Professional Development

The ability to make deep connections and connections with all sorts of people is so helpful in regards to job interviews and networking. This confidence and personability improvement has been so amazing for me to go to job interviews and feel prepared, confident and capable. Additionally, the difficulty of the classes and the experience of going alone to the other side of the world has been so necessary for my confidence and capability for undertaking challenges. I have felt so eager, willing, and able to take on challenges upon returning. It has been particularly interesting talking to my friends about potentially doing various 'scary' things and seeing how unwilling they are to put themselves outside of their comfort zone whilst for me, everything feels relatively easy now. When considering the idea of potentially moving to another city for a job opportunity I have found that many people are very apprehensive and unwilling whereas that seems relatively easy considering other Australian cities are only a short flight away.


Flights: $3,500.

Accommodation: Approx. $4000 for four months.

Food: approx. $60 a week.

Winter clothing: $400.

I would say save up as much as possible because you won't want to skimp on hanging out with your friends and making fun memories. I went on weekend trips, spring break trips, and then travelled afterwards with my new friends. These were the real memories and experiences that were so impactful but they aren't the main thing normally included in budgeting.
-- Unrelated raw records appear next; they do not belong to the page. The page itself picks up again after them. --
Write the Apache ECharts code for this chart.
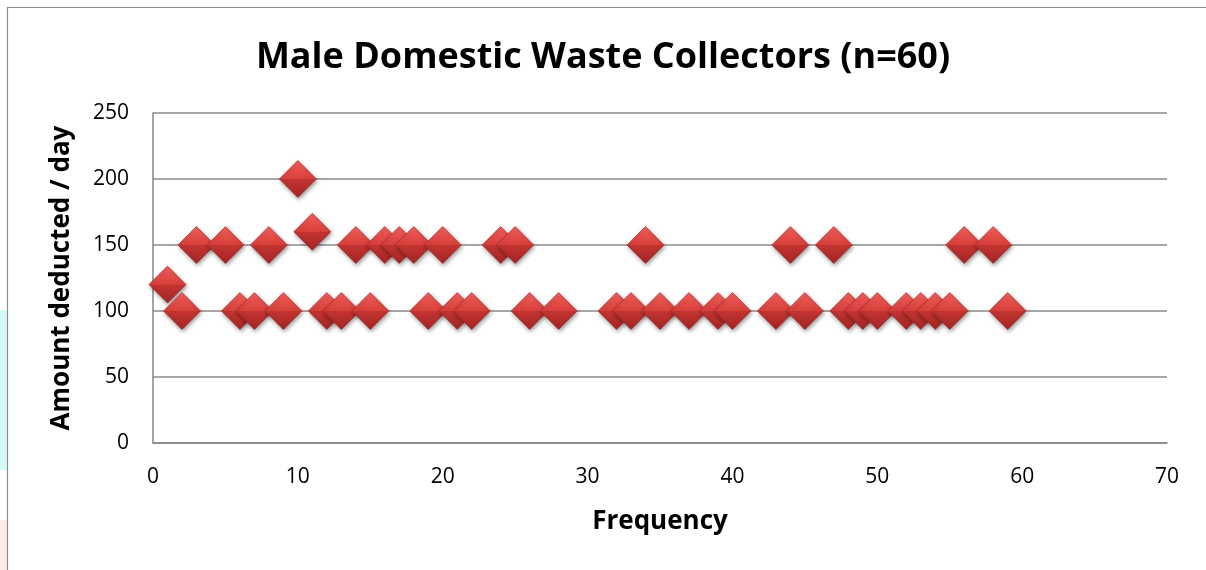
<!DOCTYPE html>
<html><head><meta charset="utf-8">
<script src="https://cdn.jsdelivr.net/npm/echarts@5/dist/echarts.min.js"></script>
<style>html,body{margin:0;padding:0;background:#fff}#c{width:1206px;height:570px}</style>
</head><body><div id="c"></div>
<script>
const titleText = 'Male Domestic Waste Collectors (n=60)';
const xAxisName = 'Frequency';
const yAxisName = 'Amount deducted / day';
const frequency = [1, 2, 3, 5, 6, 7, 8, 9, 10, 11, 12, 13, 14, 15, 16, 17, 18, 19, 20, 21, 22, 24, 25, 26, 28, 32, 33, 34, 35, 37, 39, 40, 43, 44, 45, 47, 48, 49, 50, 52, 53, 54, 55, 56, 58, 59];
const amount    = [120, 100, 150, 150, 100, 100, 150, 100, 200, 160, 100, 100, 150, 100, 150, 150, 150, 100, 150, 100, 100, 150, 150, 100, 100, 100, 100, 150, 100, 100, 100, 100, 100, 150, 100, 150, 100, 100, 100, 100, 100, 100, 100, 150, 150, 100];

const chart = echarts.init(document.getElementById('c'));
const font = '"Open Sans", "Liberation Sans", sans-serif';
chart.setOption({
  animation: false,
  backgroundColor: '#fff',
  graphic: [
    {type:'rect', shape:{x:0,y:310,width:7,height:160}, style:{fill:'#d4f8fa'}, z:0},
    {type:'rect', shape:{x:0,y:520,width:7,height:50}, style:{fill:'#fde8ea'}, z:0},
    {type:'rect', shape:{x:7.5,y:7.5,width:1250,height:700}, style:{fill:'none',stroke:'#8c8c8c',lineWidth:1.2}, z:0}
  ],
  title: {
    text: titleText, left: 'center', top: 35,
    textStyle: {fontFamily: font, fontWeight: 'bold', fontSize: 36, color: '#000'}
  },
  grid: {left: 153, top: 113, right: 39, bottom: 127},
  xAxis: {
    type: 'value', min: 0, max: 70, interval: 10,
    name: xAxisName, nameLocation: 'middle', nameGap: 66,
    nameTextStyle: {fontFamily: font, fontWeight: 'bold', fontSize: 26, color: '#000'},
    axisLine: {show: true, lineStyle: {color: '#868686', width: 1.5}},
    axisTick: {show: false},
    splitLine: {show: false},
    axisLabel: {fontFamily: font, fontSize: 21, color: '#000', margin: 24}
  },
  yAxis: {
    type: 'value', min: 0, max: 250, interval: 50,
    name: yAxisName, nameLocation: 'middle', nameGap: 78, nameRotate: 90,
    nameTextStyle: {fontFamily: font, fontWeight: 'bold', fontSize: 26, color: '#000'},
    axisLine: {show: true, lineStyle: {color: '#868686', width: 1.5}},
    axisTick: {show: false},
    splitLine: {show: true, lineStyle: {color: '#8a8a8a', width: 1.5}},
    axisLabel: {fontFamily: font, fontSize: 21, color: '#000', margin: 24}
  },
  series: [{
    type: 'scatter',
    symbol: 'diamond',
    symbolSize: [37, 37],
    data: frequency.map((f, i) => [f, amount[i]]),
    itemStyle: {
      opacity: 1,
      color: new echarts.graphic.LinearGradient(0, 0, 0, 1, [
        {offset: 0, color: '#f4605b'},
        {offset: 0.49, color: '#d8403c'},
        {offset: 0.51, color: '#c33431'},
        {offset: 1, color: '#a32523'}
      ]),
      borderColor: '#9e2422', borderWidth: 0.6,
      shadowColor: 'rgba(0,0,0,0.4)', shadowBlur: 4, shadowOffsetX: 1, shadowOffsetY: 2
    }
  }]
});
</script></body></html>
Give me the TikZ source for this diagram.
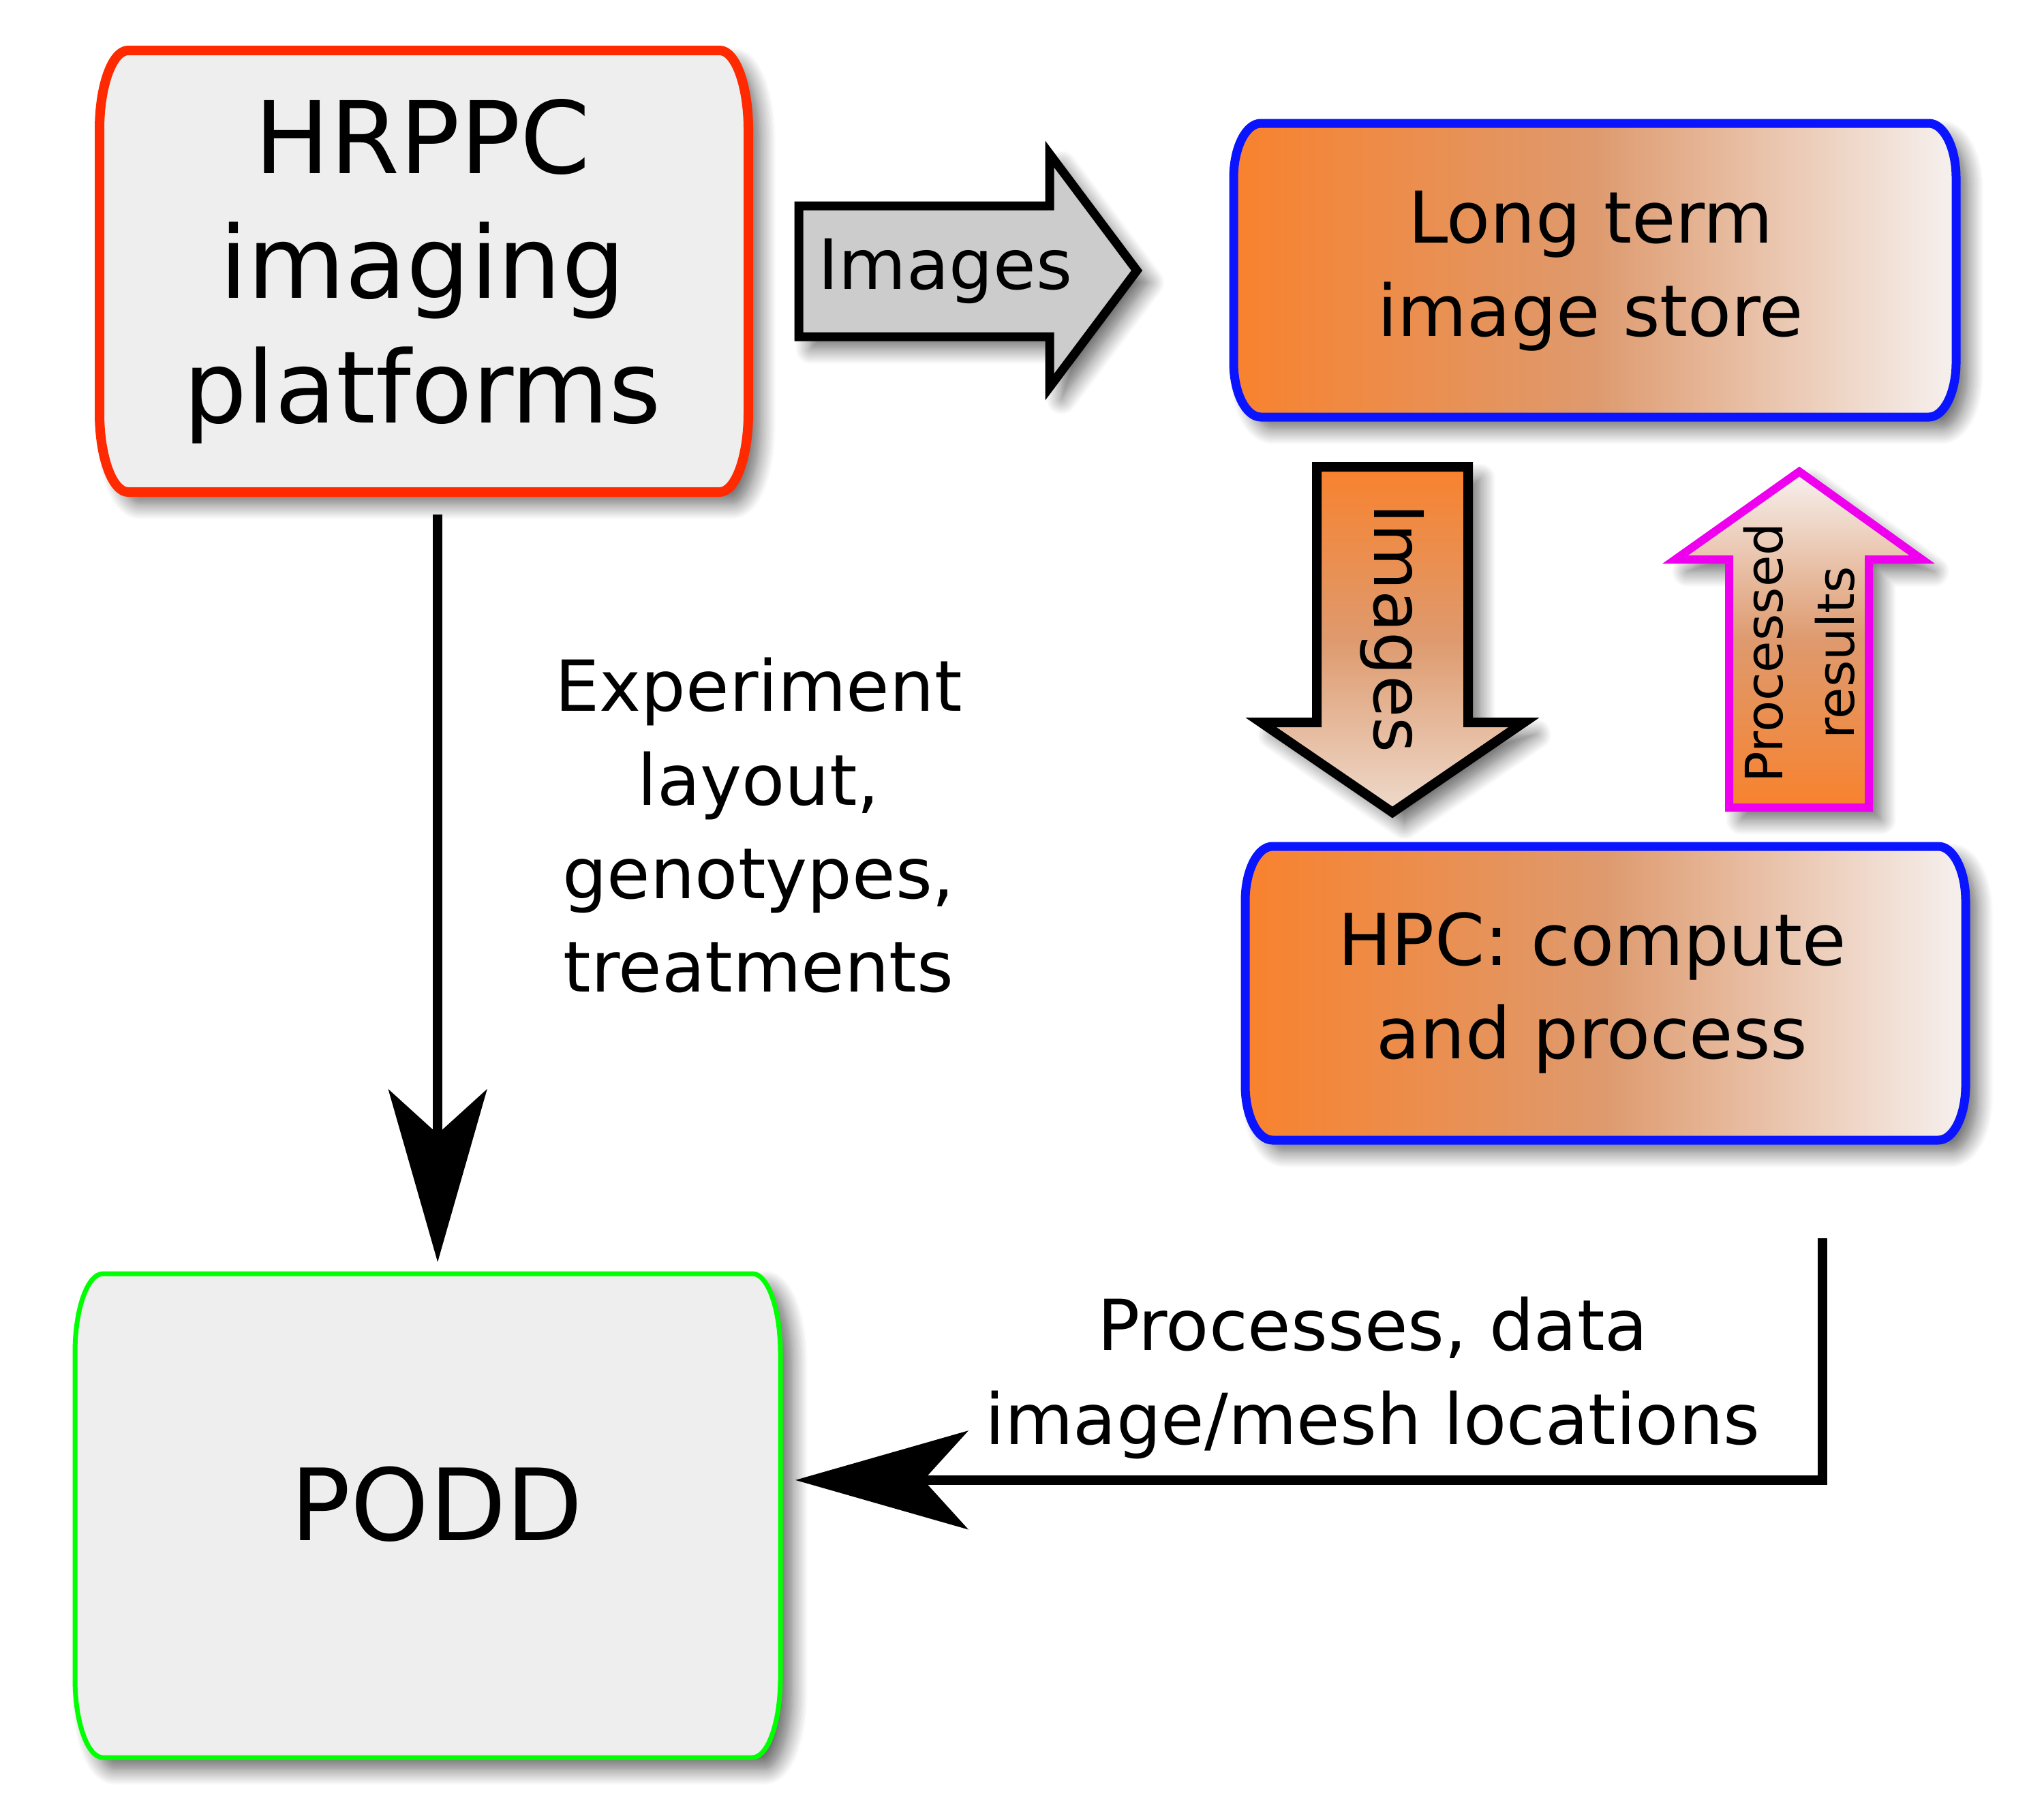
\documentclass[tikz,border=0pt]{standalone}
\usepackage{fontspec}
\setmainfont{DejaVu Sans}
\usetikzlibrary{arrows.meta,shadows.blur}

\definecolor{boxred}{RGB}{255,42,0}
\definecolor{boxgrey}{RGB}{238,238,238}
\definecolor{boxblue}{RGB}{10,20,255}
\definecolor{boxgreen}{RGB}{0,255,0}
\definecolor{boxmagenta}{RGB}{238,0,238}
\definecolor{fadeorange}{RGB}{248,130,46}
\definecolor{fademid}{RGB}{222,154,110}
\definecolor{fadelight}{RGB}{246,241,239}
\definecolor{fadepale}{RGB}{238,218,204}
\definecolor{arrowgrey}{RGB}{204,204,204}

% one pixel of the drawing
\newcommand{\pxu}{0.28453pt}
% box with elliptic corners: x1,y1,x2,y2,rx,ry
\newcommand{\roundframe}[6]{%
  (#1+#5,#2) -- (#3-#5,#2)
  arc[start angle=-90,end angle=0,x radius=#5,y radius=#6] -- (#3,#4-#6)
  arc[start angle=0,end angle=90,x radius=#5,y radius=#6] -- (#1+#5,#4)
  arc[start angle=90,end angle=180,x radius=#5,y radius=#6] -- (#1,#2+#6)
  arc[start angle=180,end angle=270,x radius=#5,y radius=#6] -- cycle}

\begin{document}
\begin{tikzpicture}[x=0.1mm,y=-0.1mm,
    softshadow/.style={blur shadow={shadow xshift=5pt,shadow yshift=-5pt,
        shadow blur radius=6.5pt,shadow blur steps=12,shadow opacity=60}},
    frame/.style={inner sep=0pt,outer sep=0pt,align=center},
    flowtext/.style={font=\fontsize{29.4}{39}\selectfont,align=center},
    boxtext/.style={font=\fontsize{29.8}{39}\selectfont,align=center},
    flowarrow/.style={line width=4pt,draw=black,draw opacity=1,fill opacity=1,
        -{Stealth[length=72pt,width=41pt,inset=18.5pt,fill=black]}},
  ]
  \useasboundingbox (0,0) rectangle (2999,2656);

  % boxes
  \path[softshadow,draw=boxred,fill=boxgrey,line width=14*\pxu]
    \roundframe{146}{74}{1098}{722}{42}{116};
  \node[frame,minimum width=952*\pxu,minimum height=648*\pxu,
    font=\fontsize{41.8}{52}\selectfont] (hrppc) at (620,398) {HRPPC\\imaging\\platforms};

  \path[softshadow,draw=boxblue,line width=13*\pxu,
    left color=fadeorange,right color=fadelight,middle color=fademid]
    \roundframe{1810}{181}{2870}{612}{40}{80};
  \node[frame,boxtext,minimum width=1060*\pxu,minimum height=431*\pxu]
    (store) at (2334,398) {Long term\\image store};

  \path[softshadow,draw=boxblue,line width=13*\pxu,
    left color=fadeorange,right color=fadelight,middle color=fademid]
    \roundframe{1827}{1242}{2884}{1673}{40}{80};
  \node[frame,boxtext] (hpc) at (2336,1457) {HPC: compute\\and process};

  \path[softshadow,draw=boxgreen,fill=boxgrey,line width=7*\pxu]
    \roundframe{110}{1869}{1145}{2579}{41}{116};
  \node[frame,minimum width=1035*\pxu,minimum height=710*\pxu,
    font=\fontsize{41.6}{48}\selectfont] (podd) at (641,2207) {PODD};

  % block arrows
  \filldraw[softshadow,fill=arrowgrey,draw=black,line width=13*\pxu]
    (1172,302) -- (1540,302) -- (1540,226) -- (1668,397)
    -- (1540,568) -- (1540,494) -- (1172,494) -- cycle;
  \node[font=\fontsize{29}{34}\selectfont] (imgright) at (1387,398) {Images};

  \path[softshadow,draw=black,line width=14*\pxu,
    top color=fadeorange,bottom color=fadepale,middle color=fademid]
    (1932,685) -- (2154,685) -- (2154,1060) -- (2236,1060)
    -- (2043,1192) -- (1850,1060) -- (1932,1060) -- cycle;
  \node[rotate=-90,font=\fontsize{28.5}{34}\selectfont] (imgdown) at (2043,922) {Images};

  \path[softshadow,draw=boxmagenta,line width=12*\pxu,
    top color=fadelight,bottom color=fadeorange,middle color=fademid]
    (2537,1185) -- (2537,821) -- (2458,821) -- (2640,692)
    -- (2820,821) -- (2742,821) -- (2742,1185) -- cycle;
  \node[rotate=90,align=center,font=\fontsize{21.5}{30}\selectfont]
    (results) at (2640,958) {Processed\\results};

  % connectors
  \draw[flowarrow,shorten <=9.4pt]
    ([xshift=6.3pt]hrppc.south) -- ([xshift=6.3pt]hrppc.south |- podd.north);
  \node[flowtext] (layout) at (1113,1211) {Experiment\\layout,\\genotypes,\\treatments};

  \coordinate (procstart) at (2674,1817);
  \draw[flowarrow,shorten >=2.4pt] (procstart) |- ([yshift=10pt]podd.east);
  \node[flowtext] (locations) at (2014,2022) {Processes, data\\image/mesh locations};
\end{tikzpicture}
\end{document}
The funding was very beneficial in order to allow me to have money to spend on the true experiences that make the trip. Without funding all of my money would have been spent on essentials and I think that the experience would not truly have been worth it without the ability to actually leave and spend time with my friends in local, meaningful ways. For example, one day we hired a car and drive 3 hours to the capital of Canada, where we took a tour of the parliament in Ottawa. Most of us studied international relations and this was an incredibly insightful, educational trip that wouldn't have been possible without funding.


I found my accommodation through a Facebook page specifically for exchange students in Montreal. It was great because the room I lived in was rented by a girl who was going on exchange to Italy and so the timing was perfect for me to sublet the room for the semester. Additionally, most McGill students live in a little suburb right next to the university and so I was literally down the street from the university and all of my friends lived right around the corner. I walked everywhere I needed, the shops were right there and the snow/ cold was never a problem. Some of my friends lived in the exchange student accommodation at the university and while that is a great option, it is more expensive because you have to go on a meal plan so I know they were spending a huge amount on food because of that however, most of my friends lived there and I think it is a great option for ease of making friends and having an exchange student community.


The highlight of my experience was making friends with people from all over the world and going on crazy adventures with them. But specifically, hiring cross-country skis from the university gym and cross-country skiing on the mountain in the middle of the city, next to my university on any random day.

Advice/Top Tips

My biggest advice would be to put yourself out of your comfort zone as much as possible in the first few days/ weeks. I would particularly advise you to go to events specifically for other exchange students at the start, they will be your best friends because they will want to do the same things as you and they will be your biggest support system because no one else will truly understand the challenges.